Date of Award

8-2008

Degree Type

Thesis

Degree Name

Master of Science in Education (MSEd)

Department

Education and Human Development

Abstract

Beyond the grammatical slip, punctuation error, or misspelled word, revision is a fundamental skill that resides at the very heart of the writing and thinking process. This thesis project highlights concerns over students’ and teachers’ similar disdain for the revision process in composition. It suggests the overarching importance of this benchmark skill in all disciplines as a means to deepen consideration of issues and ideas. The concept of revision as more than correction--as a re-seeing and re-thinking--can enable students to be better prepared for further academic pursuits and extends from the classroom to life and vocation. The comprehensive literature review section examines teaching revision and writing concepts to a range of different students. It discusses the idea of revision as an accepted part of the writing process which then becomes a necessary step instead of perceived “busy work.” Key revision techniques suggested throughout the literature are reviewed and discussed for possible implementation.
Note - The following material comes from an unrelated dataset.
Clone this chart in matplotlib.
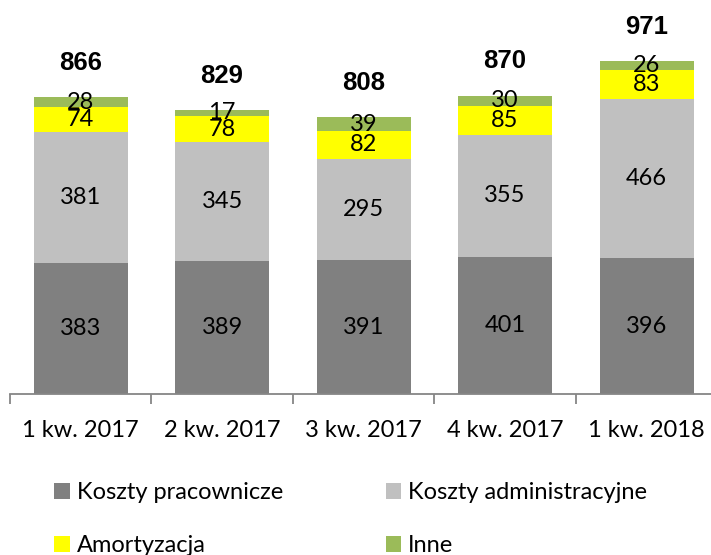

Some of the strategic principles of revision include: positive attitude toward revision, identity of students as real writers, appeal to multiple intelligences, self-evaluation, and peer review. Through an eleventh-grade English Language Arts curriculum model, designed to engage and instruct, this project offers and encourages strategies for educators to apply new revision tools for their students. The curriculum includes lessons which incorporate visualization and auditory elements, computer technology, and communication skills.